For the most part, the Internet remains an unregulated Wild West when it comes to political communication, and it almost seems inevitable that it will remain so. (The main applicable campaign finance rule only requires disclosure of paid communication on another person’s website.) Given the variety of communications that occur online, the unbounded reach of the Internet and the anonymity that characterizes it, it is difficult even to envision a regulatory regime that could regulate online campaign communication in a manner consistent with even the most restrictive understanding of First Amendment values. Moreover, as historically difficult as it has been to draw exceptions for the official “media” — a critical concept in protecting press freedom — it becomes even more difficult when any person or entity can post, blog and tweet.
However, the lack of government regulation does not mean online communication — especially paid advertising on the platforms with the greatest reach — is unconstrained. Indeed, what we are witnessing is a shift from public to private regulation, as platforms such as Facebook, Twitter and Google wrestle with the policies that should apply to campaign speech. At least formally, they apply their existing regulations for commercial advertising to political advertising. These rules, which prevent misrepresentation, incitement, hate speech and obscenity, among other things, would all violate the First Amendment if they were legislated by the government.

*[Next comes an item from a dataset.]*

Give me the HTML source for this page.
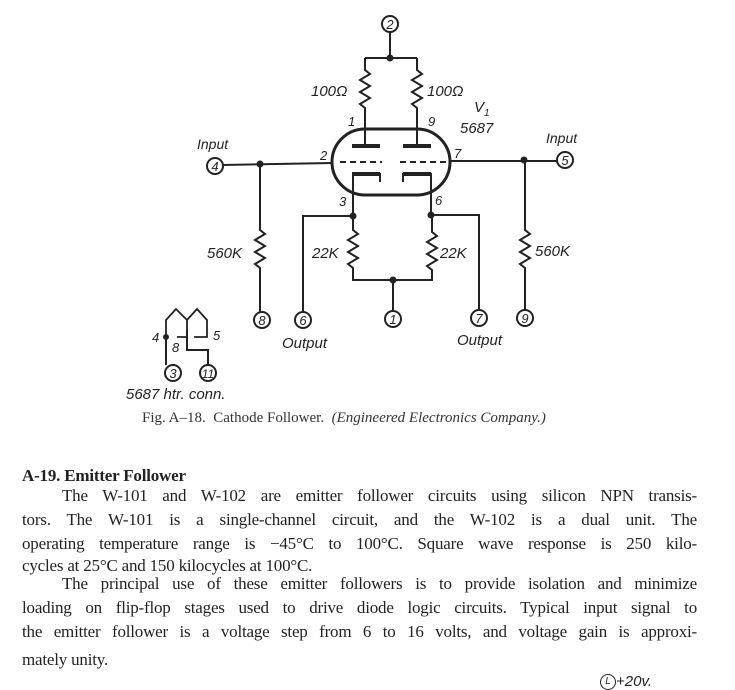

So, the question is not whether these powerful platforms should regulate political advertising but whether they should regulate it differently than other kinds of paid communication. And herein lie both dangers and opportunities. The dangers arise from the potential for the platforms to use their power to discriminate against certain ideas, groups or candidates — as was alleged, for instance, in the controversy surrounding the editing of Facebook’s trending news feature. At the same time, they have an opportunity to adopt rules, especially regarding disclosure, that go beyond what the government now requires. Indeed, given the potential of these technologies to facilitate extreme micro-targeting and even to advertise to you when you don’t realize it, full transparency is more important now than ever.